### Set problem
Your task is to retype the lines from the opening of the material through the line that includes "from bokeh.resources import INLINE". Do not copy the pictures.

━━━━━ Rows ━━━━━

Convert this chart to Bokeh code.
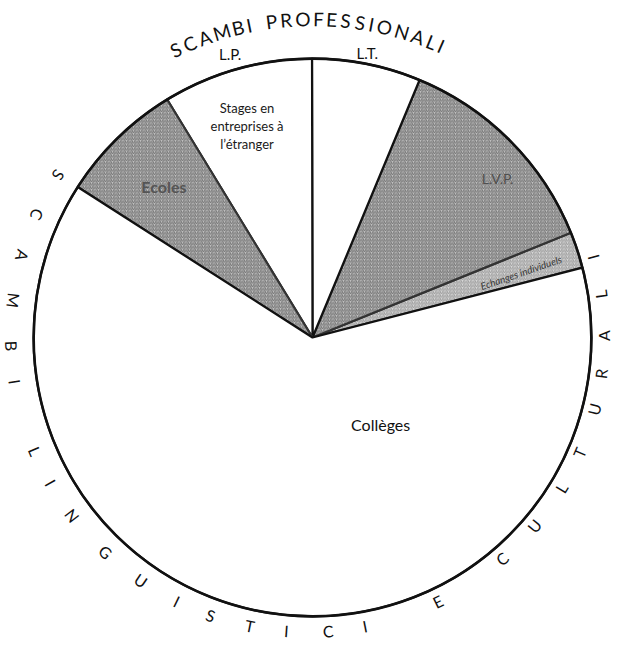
import numpy as np
from bokeh.plotting import figure
from bokeh.models import ColumnDataSource
from bokeh.core.properties import value
from bokeh.embed import file_html
from bokeh.resources import INLINE

# ---------------- data ----------------
categories = ["Echanges individuels", "L.V.P.", "L.T.",
              "Stages en entreprises à l’étranger", "Ecoles", "Collèges"]
shares = [2.1, 12.6, 6.3, 8.7, 7.2, 63.1]          # percent of the whole
labels = ["Echanges individuels", "L.V.P.", "",
          "Stages en\nentreprises à\nl’étranger", "Ecoles", "Collèges"]
outer_labels = ["L.P.", "L.T."]
arc_title_top = "SCAMBI PROFESSIONALI"
arc_title_ring = "SCAMBI LINGUISTICI E CULTURALI"

# ---------------- layout ----------------
W, H = 613, 645
S = 0.975                      # scale from reference pixels
CX, CY = 312.0, 308.0          # pie centre (data units = px)
R = 286 * S
START = np.deg2rad(14.5)

FONT = "Lato"

p = figure(width=W, height=H, x_range=(0, W), y_range=(0, H),
           output_backend="svg", toolbar_location=None, min_border=0,
           x_axis_location=None, y_axis_location=None)
p.grid.visible = False
p.outline_line_color = None
p.background_fill_color = "white"
p.border_fill_color = "white"

vals = np.array(shares, dtype=float)
ang = vals / vals.sum() * 2 * np.pi
ends = START + np.cumsum(ang)
starts = ends - ang

fill = ["#dadada", "#c2c2c2", "white", "white", "#c2c2c2", "white"]
hatch = ["/", "/", " ", " ", "/", " "]
hcol = ["#959595", "#6a6a6a", "#000000", "#000000", "#6a6a6a", "#000000"]
lcol = ["#333333", "#333333", "#111111", "#111111", "#333333", "#111111"]

src = ColumnDataSource(dict(x=[CX] * 6, y=[CY] * 6, start=starts, end=ends,
                            fill=fill, hatch=hatch, hcol=hcol, lcol=lcol,
                            cat=categories))
p.wedge(x="x", y="y", radius=R, start_angle="start", end_angle="end",
        fill_color="fill", hatch_pattern="hatch", hatch_color="hcol",
        hatch_scale=3.5, hatch_weight=1.0, hatch_alpha=0.9,
        line_color="lcol", line_width=2.2, source=src)
# outer rim
p.circle(x=[CX], y=[CY], radius=R, fill_color=None, line_color="#111111",
         line_width=2.6)

# ---------------- slice labels ----------------
# (angle in degrees, radius in reference px, font size, colour, rotation deg, style)
lab_pos = {
    "Echanges individuels": (17.3, 224, "10px", "#3a3a3a", 19, "italic"),
    "L.V.P.": (40.6, 250, "14px", "#4f4f4f", 0, "normal"),
    "Stages en\nentreprises à\nl’étranger": (107.2, 227, "13px", "#1a1a1a", 0, "normal"),
    "Ecoles": (134.6, 217, "16px", "#555555", 0, "bold"),
    "Collèges": (308.2, 113, "16px", "#111111", 0, "normal"),
}
for lab in labels:
    if not lab:
        continue
    a, r, fs, col, rot, style = lab_pos[lab]
    x = CX + r * S * np.cos(np.deg2rad(a))
    y = CY + r * S * np.sin(np.deg2rad(a))
    p.text(x=[x], y=[y], text=[lab], angle=np.deg2rad(rot),
           text_align="center", text_baseline="middle",
           text_font=value(FONT), text_font_size=fs, text_color=col,
           text_font_style=style, text_line_height=1.15)

# L.P. / L.T. outside the rim
for lab, a, r in zip(outer_labels, [106.2, 79.1], [303, 297]):
    x = CX + r * S * np.cos(np.deg2rad(a))
    y = CY + r * S * np.sin(np.deg2rad(a))
    p.text(x=[x], y=[y], text=[lab], text_align="center",
           text_baseline="middle", text_font=value(FONT),
           text_font_size="15px", text_color="#111111")

# ---------------- curved title on top ----------------
cw = {'S': 11, 'C': 12, 'A': 13, 'M': 15, 'B': 11, 'I': 5, ' ': 8, 'P': 11,
      'R': 11, 'O': 15, 'F': 9, 'E': 10, 'N': 13, 'L': 9}
pos, acc = [], 0.0
for ch in arc_title_top:
    w = cw.get(ch, 10)
    pos.append(acc + w / 2)
    acc += w + 2.5
pos = np.array(pos)
a0, a1 = 115.4, 66.2
top_ang = a0 + (pos - pos[0]) / (pos[-1] - pos[0]) * (a1 - a0)
RT = 327 * S
tx, ty, tt, tr = [], [], [], []
for ch, a in zip(arc_title_top, top_ang):
    if ch == " ":
        continue
    t = np.deg2rad(a)
    tx.append(CX + RT * np.cos(t))
    ty.append(CY + RT * np.sin(t))
    tt.append(ch)
    tr.append(t - np.pi / 2)
p.text(x=tx, y=ty, text=tt, angle=tr, text_align="center",
       text_baseline="middle", text_font=value(FONT),
       text_font_size="19px", text_color="#111111")

# ---------------- ring title around the rest ----------------
ring_angles = [147.2, 155.9, 164.3, 173.2, 182.0, 189.0,
               203.0, 209.8, 217.4, 227.0, 235.8, 243.8, 250.9, 258.8, 265.9, 274.0, 281.2,
               296.1,
               311.1, 320.0, 329.0, 336.7, 345.6, 352.6, 360.0, 368.0, 375.3]
ring_chars = [c for c in arc_title_ring if c != " "]
RR = 296
RCX = CX - 5
RCY = CY + 2
rx, ry, rt, rr = [], [], [], []
for ch, a in zip(ring_chars, ring_angles):
    t = np.deg2rad(a)
    rx.append(RCX + RR * np.cos(t))
    ry.append(RCY + RR * np.sin(t))
    rt.append(ch)
    rr.append(t + np.pi / 2)
p.text(x=rx, y=ry, text=rt, angle=rr, text_align="center",
       text_baseline="middle", text_font=value(FONT),
       text_font_size="16px", text_color="#111111")

open("out.html", "w").write(file_html(p, INLINE))
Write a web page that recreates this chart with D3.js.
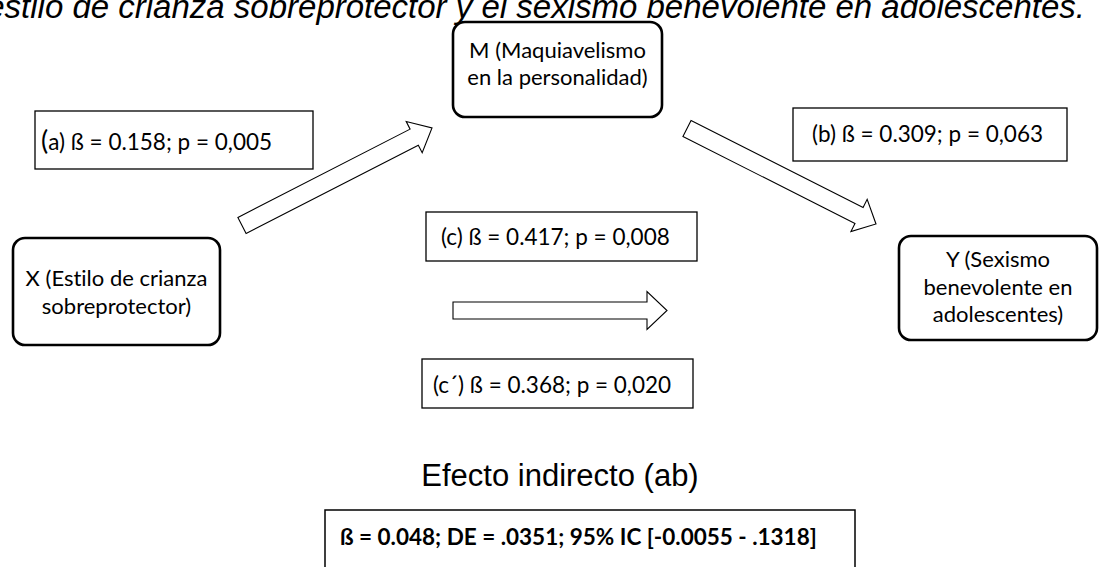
<!DOCTYPE html>
<html>
<head>
<meta charset="utf-8">
<script src="https://cdn.jsdelivr.net/npm/d3@7/dist/d3.min.js"></script>
<style>
  html, body { margin: 0; padding: 0; background: #fff; }
  svg { display: block; }
  .lbl { font-family: Lato, "Open Sans", sans-serif; fill: #000; font-variant-ligatures: none; }
</style>
</head>
<body>
<div id="chart"></div>
<script>
const titleText = 'estilo de crianza sobreprotector y el sexismo benevolente en adolescentes.';

// nodes of the mediation model
const nodeIds = ['X', 'M', 'Y'];
const nodeLines = [
  ['X (Estilo de crianza', 'sobreprotector)'],
  ['M (Maquiavelismo', 'en la personalidad)'],
  ['Y (Sexismo', 'benevolente en', 'adolescentes)']
];

// paths: a, b, c, c'
const pathKeys = ['a', 'b', 'c', 'c´'];
const pathBeta = ['0.158', '0.309', '0.417', '0.368'];
const pathP = ['0,005', '0,063', '0,008', '0,020'];

// indirect effect
const indirectTitle = 'Efecto indirecto (ab)';
const indirectNames = ['ß', 'DE', '95% IC'];
const indirectValues = ['0.048', '.0351', '[-0.0055 - .1318]'];

const width = 1100, height = 567;

// layout (pixels)
const nodeBox = {
  X: {x0: 13, x1: 220, y0: 238, y1: 345, ty: 286, lh: 28},
  M: {x0: 453, x1: 662, y0: 22, y1: 117, ty: 58, lh: 27},
  Y: {x0: 899, x1: 1097, y0: 236, y1: 340, ty: 267, lh: 27.5}
};
const labelBox = [
  {x0: 35, x1: 313, y0: 111, y1: 169, tx: 41, ty: 150},
  {x0: 793, x1: 1067, y0: 108, y1: 161, tx: 812, ty: 142},
  {x0: 426, x1: 697, y0: 212, y1: 261, tx: 441, ty: 245},
  {x0: 422, x1: 693, y0: 359, y1: 408, tx: 433, ty: 393}
];
const arrows = [
  {from: [242, 225.5], to: [432, 128], shaft: 18, head: 35, len: 20},
  {from: [687, 128.5], to: [876, 224], shaft: 18, head: 36, len: 19},
  {from: [453, 310.5], to: [667, 310.5], shaft: 17, head: 38, len: 20}
];

const svg = d3.select('#chart')
  .append('svg')
  .attr('width', width)
  .attr('height', height);

// title (only its lower part shows in the frame)
svg.append('text')
  .attr('x', 1085)
  .attr('y', 18)
  .attr('text-anchor', 'end')
  .style('font-family', '"Liberation Sans", Arial, sans-serif')
  .style('font-style', 'italic')
  .style('font-size', '33px')
  .text(titleText);

// block arrows
const line = d3.line();
const arrowShape = (a) => {
  const dx = a.to[0] - a.from[0], dy = a.to[1] - a.from[1];
  const L = Math.hypot(dx, dy);
  const ux = dx / L, uy = dy / L, px = -uy, py = ux;
  const pt = (s, w) => [a.from[0] + ux * s + px * w, a.from[1] + uy * s + py * w];
  const b = L - a.len;
  return [
    pt(0, -a.shaft / 2), pt(b, -a.shaft / 2), pt(b, -a.head / 2), pt(L, 0),
    pt(b, a.head / 2), pt(b, a.shaft / 2), pt(0, a.shaft / 2)
  ];
};

svg.selectAll('.arrow')
  .data(arrows)
  .enter().append('path')
  .attr('class', 'arrow')
  .attr('d', d => line(arrowShape(d)) + 'Z')
  .attr('fill', '#fff')
  .attr('stroke', '#000')
  .attr('stroke-width', 1.1)
  .attr('stroke-linejoin', 'miter');

// node boxes
const nodes = svg.selectAll('.node')
  .data(nodeIds)
  .enter().append('g')
  .attr('class', 'node');

nodes.append('rect')
  .attr('x', d => nodeBox[d].x0)
  .attr('y', d => nodeBox[d].y0)
  .attr('width', d => nodeBox[d].x1 - nodeBox[d].x0)
  .attr('height', d => nodeBox[d].y1 - nodeBox[d].y0)
  .attr('rx', 12)
  .attr('fill', '#fff')
  .attr('stroke', '#000')
  .attr('stroke-width', 2.6);

nodes.each(function (d, i) {
  const b = nodeBox[d];
  const cx = (b.x0 + b.x1) / 2;
  d3.select(this).selectAll('text')
    .data(nodeLines[i])
    .enter().append('text')
    .attr('class', 'lbl')
    .attr('x', cx)
    .attr('y', (t, k) => b.ty + k * b.lh)
    .attr('text-anchor', 'middle')
    .style('font-size', '22px')
    .text(t => t);
});

// coefficient boxes
const labels = svg.selectAll('.coef')
  .data(pathKeys)
  .enter().append('g')
  .attr('class', 'coef');

labels.append('rect')
  .attr('x', (d, i) => labelBox[i].x0)
  .attr('y', (d, i) => labelBox[i].y0)
  .attr('width', (d, i) => labelBox[i].x1 - labelBox[i].x0)
  .attr('height', (d, i) => labelBox[i].y1 - labelBox[i].y0)
  .attr('fill', '#fff')
  .attr('stroke', '#000')
  .attr('stroke-width', 1.3);

const coefText = labels.append('text')
  .attr('class', 'lbl')
  .attr('x', (d, i) => labelBox[i].tx)
  .attr('y', (d, i) => labelBox[i].ty)
  .style('font-size', '22.5px');

coefText.append('tspan')
  .style('font-size', (d, i) => i === 0 ? '27px' : null)
  .text('(');
coefText.append('tspan')
  .text((d, i) => `${d}) ß = ${pathBeta[i]}; p = ${pathP[i]}`);

// indirect effect
svg.append('text')
  .attr('x', 560)
  .attr('y', 486)
  .attr('text-anchor', 'middle')
  .style('font-family', '"Liberation Sans", Arial, sans-serif')
  .style('font-size', '31px')
  .text(indirectTitle);

svg.append('rect')
  .attr('x', 325)
  .attr('y', 510)
  .attr('width', 530)
  .attr('height', 100)
  .attr('fill', '#fff')
  .attr('stroke', '#000')
  .attr('stroke-width', 1.5);

svg.append('text')
  .attr('class', 'lbl')
  .attr('x', 340)
  .attr('y', 545)
  .style('font-size', '22.5px')
  .style('font-weight', 'bold')
  .text(indirectNames.map((n, i) => i < 2
    ? `${n} = ${indirectValues[i]}`
    : `${n} ${indirectValues[i]}`).join('; '));
</script>
</body>
</html>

━━━━━

### Correct result
Convert this chart to Bokeh code.
import numpy as np
from bokeh.plotting import figure
from bokeh.models import ColumnDataSource
from bokeh.core.properties import value
from bokeh.embed import file_html
from bokeh.resources import INLINE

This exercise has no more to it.